Government oversight failed to track hospital acquired COVID

Dec. 28, 2021

A Kaiser Health Network (KHN) investigation has found hospitals with high rates of COVID patients who didn’t have the diagnosis when they were admitted have rarely been held accountable due to multiple gaps in government oversight, reported in a press release.

According to KHN, a federal reporting system closely tracks hospital-acquired infections for MRSA and other bugs, it doesn’t publicly report COVID caught in individual hospitals.

KHN previously reported that at least 10,000 patients nationwide were diagnosed with COVID in hospitals last year after being admitted for something else — a sure undercount of the infection’s spread inside hospitals, since that data analysis primarily includes Medicare patients 65 and older.

Nationally, 1.7% of Medicare inpatients were documented as having covid diagnosed after being admitted for another condition, according to data from April through September 2020 that hospitals reported to Medicare. CDIMD, a Nashville-based consulting and data analytics company, analyzed the data for KHN.

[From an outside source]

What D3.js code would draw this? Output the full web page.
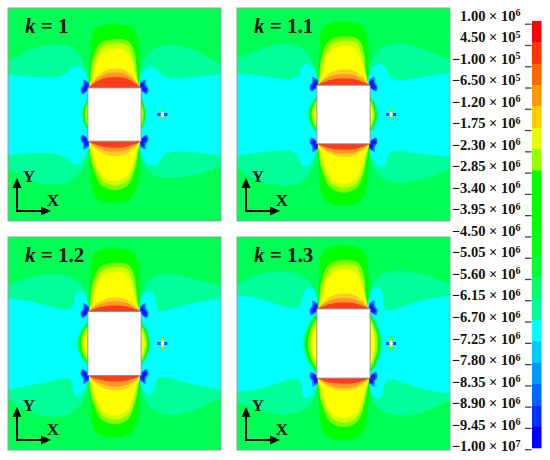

KHN was able to find federal inspection reports documenting infection-control issues for eight of 38 hospitals they reviewed. The other 30 hospitals around the country, from Alabama to Arizona, had no publicly available federal records of infection-control problems in 2020.

KHN found that even when state inspectors in California assessed hospitals with high rates of COVID diagnosed after admission, they identified few shortcomings.

The Centers for Disease Control and Prevention (CDC), has pledged funding for increased infection-control efforts, but that money is not focused on tracking covid’s spread in hospitals. Instead, it will spend $2.1 billion partly to support an existing tracking system for hospital-acquired pathogens such as MRSA and C. diff.

The CDC does not currently track hospital-acquired COVID, nor does it plan to do so with the additional funding. That tracking is done by another part of the U.S. Department of Health and Human Services, according to Dr. Arjun Srinivasan, associate director for the CDC’s healthcare-associated infection-prevention programs. But it’s not made public on a hospital-by-hospital basis. HHS officials did not respond to questions.